■ Stored data:
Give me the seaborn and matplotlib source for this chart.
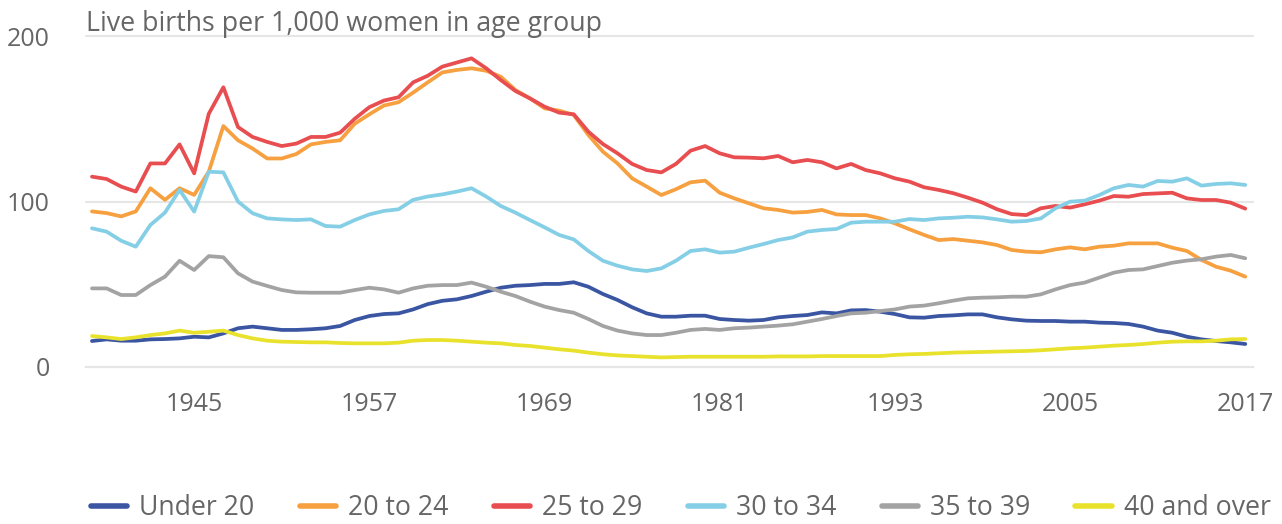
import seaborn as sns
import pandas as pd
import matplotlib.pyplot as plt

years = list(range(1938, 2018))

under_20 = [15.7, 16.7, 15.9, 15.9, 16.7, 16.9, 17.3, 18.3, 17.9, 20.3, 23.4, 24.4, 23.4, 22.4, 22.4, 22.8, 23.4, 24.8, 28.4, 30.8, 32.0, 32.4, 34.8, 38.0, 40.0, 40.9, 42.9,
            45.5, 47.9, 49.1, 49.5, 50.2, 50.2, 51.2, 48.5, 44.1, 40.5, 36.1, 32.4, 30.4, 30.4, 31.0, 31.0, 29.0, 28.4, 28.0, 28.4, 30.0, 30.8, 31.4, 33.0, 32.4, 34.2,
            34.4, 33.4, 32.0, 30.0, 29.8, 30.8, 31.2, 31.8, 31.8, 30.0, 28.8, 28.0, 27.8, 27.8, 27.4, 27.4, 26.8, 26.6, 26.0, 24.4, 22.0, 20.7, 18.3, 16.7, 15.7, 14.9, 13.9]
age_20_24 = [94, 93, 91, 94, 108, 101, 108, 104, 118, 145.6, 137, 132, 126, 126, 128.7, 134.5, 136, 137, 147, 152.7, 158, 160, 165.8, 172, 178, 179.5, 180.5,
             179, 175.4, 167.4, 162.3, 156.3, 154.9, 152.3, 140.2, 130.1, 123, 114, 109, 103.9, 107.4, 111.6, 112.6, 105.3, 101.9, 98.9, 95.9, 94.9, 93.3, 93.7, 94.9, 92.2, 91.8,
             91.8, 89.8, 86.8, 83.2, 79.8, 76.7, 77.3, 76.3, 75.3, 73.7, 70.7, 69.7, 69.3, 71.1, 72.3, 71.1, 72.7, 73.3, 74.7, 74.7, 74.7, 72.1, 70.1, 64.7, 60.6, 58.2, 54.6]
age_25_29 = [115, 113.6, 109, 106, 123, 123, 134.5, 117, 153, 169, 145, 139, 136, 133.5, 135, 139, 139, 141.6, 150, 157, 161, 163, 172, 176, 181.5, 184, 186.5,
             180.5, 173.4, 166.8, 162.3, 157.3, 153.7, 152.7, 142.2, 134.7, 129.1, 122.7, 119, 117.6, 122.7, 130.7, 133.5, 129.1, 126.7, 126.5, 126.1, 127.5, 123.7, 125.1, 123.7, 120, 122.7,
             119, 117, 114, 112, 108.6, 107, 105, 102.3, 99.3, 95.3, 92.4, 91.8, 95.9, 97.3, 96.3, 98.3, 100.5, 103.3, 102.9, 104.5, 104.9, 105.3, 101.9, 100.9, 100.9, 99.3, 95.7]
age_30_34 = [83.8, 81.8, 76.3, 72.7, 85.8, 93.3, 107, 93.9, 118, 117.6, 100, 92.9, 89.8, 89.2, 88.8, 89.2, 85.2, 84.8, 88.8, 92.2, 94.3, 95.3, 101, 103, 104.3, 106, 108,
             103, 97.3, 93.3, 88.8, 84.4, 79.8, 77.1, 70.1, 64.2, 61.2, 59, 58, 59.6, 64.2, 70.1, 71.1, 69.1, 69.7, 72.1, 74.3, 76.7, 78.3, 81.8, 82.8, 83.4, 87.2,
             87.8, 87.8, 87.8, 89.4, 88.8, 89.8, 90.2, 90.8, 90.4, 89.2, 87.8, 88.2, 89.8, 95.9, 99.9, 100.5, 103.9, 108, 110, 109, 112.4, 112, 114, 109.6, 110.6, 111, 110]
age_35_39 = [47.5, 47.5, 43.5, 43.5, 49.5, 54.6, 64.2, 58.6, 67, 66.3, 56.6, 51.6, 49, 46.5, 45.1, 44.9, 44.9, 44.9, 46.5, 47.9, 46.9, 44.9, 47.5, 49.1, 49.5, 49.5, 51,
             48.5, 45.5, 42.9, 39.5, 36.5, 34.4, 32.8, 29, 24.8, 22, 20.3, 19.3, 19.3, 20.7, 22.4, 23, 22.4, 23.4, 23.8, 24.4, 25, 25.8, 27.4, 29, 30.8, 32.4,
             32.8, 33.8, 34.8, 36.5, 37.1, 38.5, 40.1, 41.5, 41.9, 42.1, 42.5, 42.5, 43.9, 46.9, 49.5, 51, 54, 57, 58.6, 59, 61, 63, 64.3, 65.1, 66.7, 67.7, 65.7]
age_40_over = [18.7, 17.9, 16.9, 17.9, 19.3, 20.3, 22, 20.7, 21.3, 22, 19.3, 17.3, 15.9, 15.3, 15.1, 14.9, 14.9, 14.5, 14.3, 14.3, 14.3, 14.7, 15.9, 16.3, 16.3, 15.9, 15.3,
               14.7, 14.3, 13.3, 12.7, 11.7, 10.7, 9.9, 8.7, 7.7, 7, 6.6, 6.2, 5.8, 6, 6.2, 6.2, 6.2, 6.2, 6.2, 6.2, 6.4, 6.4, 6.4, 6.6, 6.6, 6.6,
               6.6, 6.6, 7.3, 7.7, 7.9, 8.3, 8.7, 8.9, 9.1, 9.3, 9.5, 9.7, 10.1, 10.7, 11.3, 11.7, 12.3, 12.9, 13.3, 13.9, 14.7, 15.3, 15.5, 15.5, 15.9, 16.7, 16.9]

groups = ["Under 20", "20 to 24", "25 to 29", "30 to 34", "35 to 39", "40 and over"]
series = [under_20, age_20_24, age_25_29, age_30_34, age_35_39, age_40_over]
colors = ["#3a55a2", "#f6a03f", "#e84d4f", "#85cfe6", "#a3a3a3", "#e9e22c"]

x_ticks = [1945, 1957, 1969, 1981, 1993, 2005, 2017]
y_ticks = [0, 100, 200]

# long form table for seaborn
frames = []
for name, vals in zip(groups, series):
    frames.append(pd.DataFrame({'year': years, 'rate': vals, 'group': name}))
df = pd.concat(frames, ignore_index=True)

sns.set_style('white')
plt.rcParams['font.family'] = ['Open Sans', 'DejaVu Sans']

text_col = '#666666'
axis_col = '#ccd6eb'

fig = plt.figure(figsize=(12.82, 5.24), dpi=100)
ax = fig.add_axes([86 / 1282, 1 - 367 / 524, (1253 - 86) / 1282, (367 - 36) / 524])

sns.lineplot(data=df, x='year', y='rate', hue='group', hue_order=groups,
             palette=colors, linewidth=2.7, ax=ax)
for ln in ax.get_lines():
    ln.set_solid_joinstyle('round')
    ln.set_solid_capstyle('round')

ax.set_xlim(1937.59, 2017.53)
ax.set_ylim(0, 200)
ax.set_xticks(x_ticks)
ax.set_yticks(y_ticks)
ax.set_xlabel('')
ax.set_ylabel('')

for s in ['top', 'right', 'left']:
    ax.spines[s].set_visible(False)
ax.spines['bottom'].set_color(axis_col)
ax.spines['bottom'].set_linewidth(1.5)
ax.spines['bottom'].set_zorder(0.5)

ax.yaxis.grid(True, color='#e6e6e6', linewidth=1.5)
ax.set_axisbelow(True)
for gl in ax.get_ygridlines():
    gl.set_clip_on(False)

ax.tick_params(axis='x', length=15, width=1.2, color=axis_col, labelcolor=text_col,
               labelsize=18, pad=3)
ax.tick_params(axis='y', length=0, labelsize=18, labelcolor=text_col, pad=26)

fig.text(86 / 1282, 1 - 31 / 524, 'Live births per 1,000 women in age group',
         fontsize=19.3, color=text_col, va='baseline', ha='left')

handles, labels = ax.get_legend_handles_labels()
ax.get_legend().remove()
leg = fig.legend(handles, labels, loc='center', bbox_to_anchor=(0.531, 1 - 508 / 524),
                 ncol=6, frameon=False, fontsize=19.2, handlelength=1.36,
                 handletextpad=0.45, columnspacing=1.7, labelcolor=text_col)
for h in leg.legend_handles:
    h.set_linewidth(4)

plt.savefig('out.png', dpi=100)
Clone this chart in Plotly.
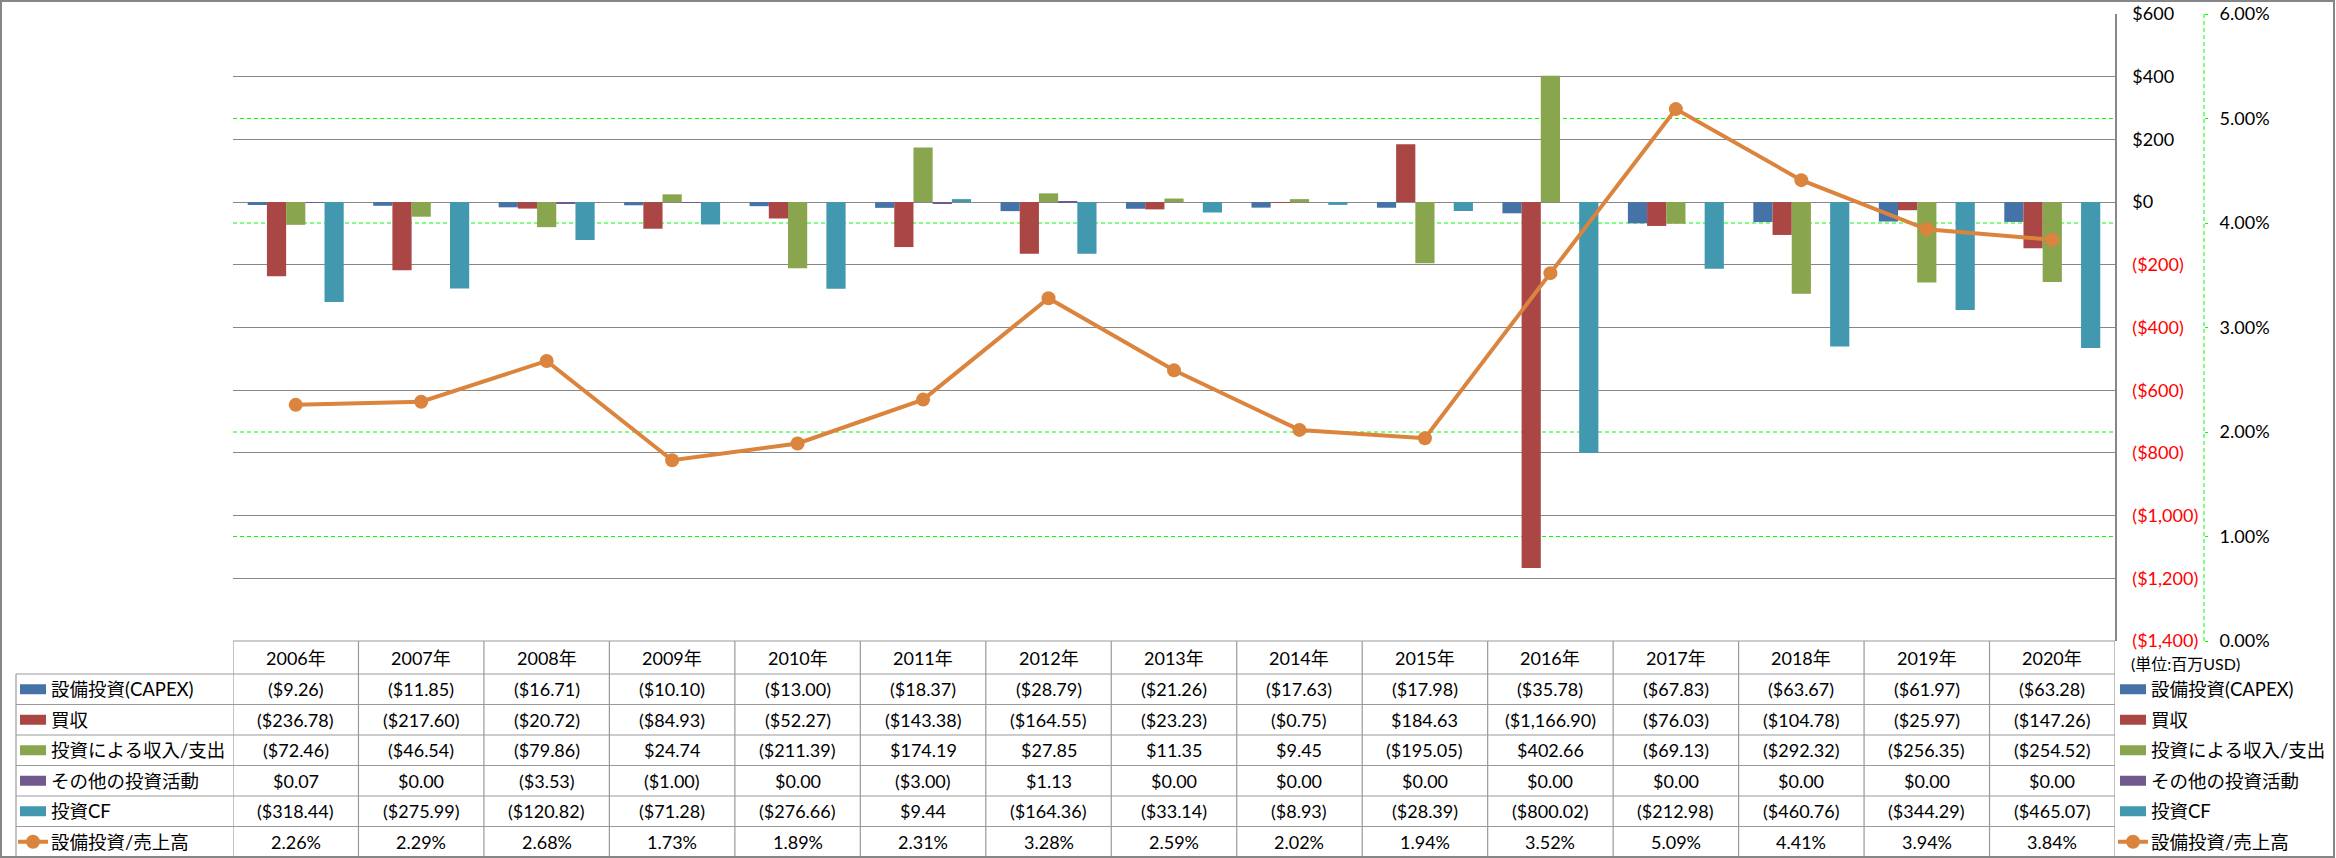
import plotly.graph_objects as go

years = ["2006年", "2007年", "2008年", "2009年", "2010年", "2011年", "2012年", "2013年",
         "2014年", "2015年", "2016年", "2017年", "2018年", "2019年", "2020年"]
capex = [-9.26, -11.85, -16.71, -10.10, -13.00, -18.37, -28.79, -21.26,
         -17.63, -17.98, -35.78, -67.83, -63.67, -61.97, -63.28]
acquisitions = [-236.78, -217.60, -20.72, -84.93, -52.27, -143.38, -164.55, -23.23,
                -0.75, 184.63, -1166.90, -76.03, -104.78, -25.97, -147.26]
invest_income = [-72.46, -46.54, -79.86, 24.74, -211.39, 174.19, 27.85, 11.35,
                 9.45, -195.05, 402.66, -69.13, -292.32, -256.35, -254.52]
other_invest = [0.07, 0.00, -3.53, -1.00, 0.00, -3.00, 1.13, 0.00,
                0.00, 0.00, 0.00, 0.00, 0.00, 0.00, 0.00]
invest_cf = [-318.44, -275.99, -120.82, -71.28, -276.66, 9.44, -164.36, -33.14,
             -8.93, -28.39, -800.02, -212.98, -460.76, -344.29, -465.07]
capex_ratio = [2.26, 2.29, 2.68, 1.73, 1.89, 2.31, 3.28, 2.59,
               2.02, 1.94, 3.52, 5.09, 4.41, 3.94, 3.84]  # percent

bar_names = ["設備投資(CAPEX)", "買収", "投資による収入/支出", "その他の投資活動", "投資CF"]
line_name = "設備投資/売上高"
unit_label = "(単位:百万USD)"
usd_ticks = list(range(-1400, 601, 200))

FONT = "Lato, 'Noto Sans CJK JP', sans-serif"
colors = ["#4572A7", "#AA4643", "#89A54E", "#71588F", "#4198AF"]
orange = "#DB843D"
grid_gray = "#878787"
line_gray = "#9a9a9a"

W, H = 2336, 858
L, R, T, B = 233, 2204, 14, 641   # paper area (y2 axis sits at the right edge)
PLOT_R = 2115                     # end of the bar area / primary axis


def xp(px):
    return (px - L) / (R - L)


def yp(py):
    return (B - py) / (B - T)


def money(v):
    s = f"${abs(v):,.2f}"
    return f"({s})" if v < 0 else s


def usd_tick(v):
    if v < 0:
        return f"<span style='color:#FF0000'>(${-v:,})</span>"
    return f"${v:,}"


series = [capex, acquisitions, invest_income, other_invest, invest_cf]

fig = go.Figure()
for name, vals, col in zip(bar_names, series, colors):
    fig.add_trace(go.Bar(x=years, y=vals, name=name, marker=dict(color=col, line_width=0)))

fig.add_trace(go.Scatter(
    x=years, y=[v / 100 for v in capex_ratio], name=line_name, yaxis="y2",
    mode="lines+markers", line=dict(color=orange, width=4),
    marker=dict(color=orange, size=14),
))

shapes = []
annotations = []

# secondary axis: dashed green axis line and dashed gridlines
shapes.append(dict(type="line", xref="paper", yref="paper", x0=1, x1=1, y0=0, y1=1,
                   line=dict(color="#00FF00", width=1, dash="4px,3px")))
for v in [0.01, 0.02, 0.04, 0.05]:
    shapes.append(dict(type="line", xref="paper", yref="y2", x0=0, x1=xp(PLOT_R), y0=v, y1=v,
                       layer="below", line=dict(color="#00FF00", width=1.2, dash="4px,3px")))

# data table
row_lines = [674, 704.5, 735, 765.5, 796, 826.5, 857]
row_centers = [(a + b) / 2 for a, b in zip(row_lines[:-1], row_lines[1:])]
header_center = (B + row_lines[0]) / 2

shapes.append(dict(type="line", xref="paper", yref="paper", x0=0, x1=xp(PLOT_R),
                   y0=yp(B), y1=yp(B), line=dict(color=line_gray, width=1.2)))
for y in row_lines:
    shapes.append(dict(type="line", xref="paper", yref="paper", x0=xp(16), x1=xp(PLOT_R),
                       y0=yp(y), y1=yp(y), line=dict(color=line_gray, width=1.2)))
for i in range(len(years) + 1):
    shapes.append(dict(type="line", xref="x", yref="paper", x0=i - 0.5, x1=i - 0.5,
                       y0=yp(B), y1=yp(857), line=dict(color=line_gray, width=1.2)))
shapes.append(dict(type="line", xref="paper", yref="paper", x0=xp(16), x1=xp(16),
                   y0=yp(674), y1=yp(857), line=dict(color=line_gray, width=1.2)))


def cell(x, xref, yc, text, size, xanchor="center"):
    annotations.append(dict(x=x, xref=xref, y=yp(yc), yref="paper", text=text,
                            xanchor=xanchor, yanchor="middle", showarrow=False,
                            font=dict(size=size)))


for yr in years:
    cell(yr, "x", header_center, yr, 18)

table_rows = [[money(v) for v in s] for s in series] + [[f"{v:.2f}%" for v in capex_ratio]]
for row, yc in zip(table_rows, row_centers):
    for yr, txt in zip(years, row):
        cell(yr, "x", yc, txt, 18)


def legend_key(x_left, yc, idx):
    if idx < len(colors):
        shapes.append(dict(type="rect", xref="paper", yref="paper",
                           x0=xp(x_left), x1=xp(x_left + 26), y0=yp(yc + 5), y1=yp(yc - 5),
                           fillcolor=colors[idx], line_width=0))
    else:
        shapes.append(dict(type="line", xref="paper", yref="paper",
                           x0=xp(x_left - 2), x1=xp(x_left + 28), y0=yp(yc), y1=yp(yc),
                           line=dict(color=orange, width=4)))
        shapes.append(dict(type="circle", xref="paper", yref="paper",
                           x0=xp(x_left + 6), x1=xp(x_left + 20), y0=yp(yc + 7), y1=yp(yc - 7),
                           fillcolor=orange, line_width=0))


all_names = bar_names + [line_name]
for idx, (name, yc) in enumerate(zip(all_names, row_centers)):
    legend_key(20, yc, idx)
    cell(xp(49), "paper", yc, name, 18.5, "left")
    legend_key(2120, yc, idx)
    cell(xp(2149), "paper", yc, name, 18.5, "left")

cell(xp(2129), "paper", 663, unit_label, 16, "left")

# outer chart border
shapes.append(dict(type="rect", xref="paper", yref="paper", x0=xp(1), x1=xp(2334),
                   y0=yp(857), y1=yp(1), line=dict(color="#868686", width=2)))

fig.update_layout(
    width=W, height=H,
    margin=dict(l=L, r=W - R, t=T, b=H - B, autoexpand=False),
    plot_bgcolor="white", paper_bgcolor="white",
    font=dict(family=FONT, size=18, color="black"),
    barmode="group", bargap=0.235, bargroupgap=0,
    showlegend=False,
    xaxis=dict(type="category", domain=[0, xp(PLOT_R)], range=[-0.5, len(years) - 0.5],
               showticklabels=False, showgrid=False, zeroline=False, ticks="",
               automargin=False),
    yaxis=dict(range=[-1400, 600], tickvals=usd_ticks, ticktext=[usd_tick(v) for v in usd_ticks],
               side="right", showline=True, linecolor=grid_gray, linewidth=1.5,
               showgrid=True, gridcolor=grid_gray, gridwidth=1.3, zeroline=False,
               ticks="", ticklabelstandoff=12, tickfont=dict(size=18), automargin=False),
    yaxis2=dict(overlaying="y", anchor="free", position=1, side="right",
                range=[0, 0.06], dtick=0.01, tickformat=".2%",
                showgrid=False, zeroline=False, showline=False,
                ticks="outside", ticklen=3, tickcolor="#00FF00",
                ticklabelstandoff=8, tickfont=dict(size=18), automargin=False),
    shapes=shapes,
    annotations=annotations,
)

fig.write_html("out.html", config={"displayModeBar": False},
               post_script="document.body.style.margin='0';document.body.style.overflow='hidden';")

■ Problem description: From the first line of the material down to the line containing "years = list(range(1938, 2018))", inclusive, return each line exactly, skipping any picture.

■ Result for this exercise:
Give me the seaborn and matplotlib source for this chart.
import seaborn as sns
import pandas as pd
import matplotlib.pyplot as plt

years = list(range(1938, 2018))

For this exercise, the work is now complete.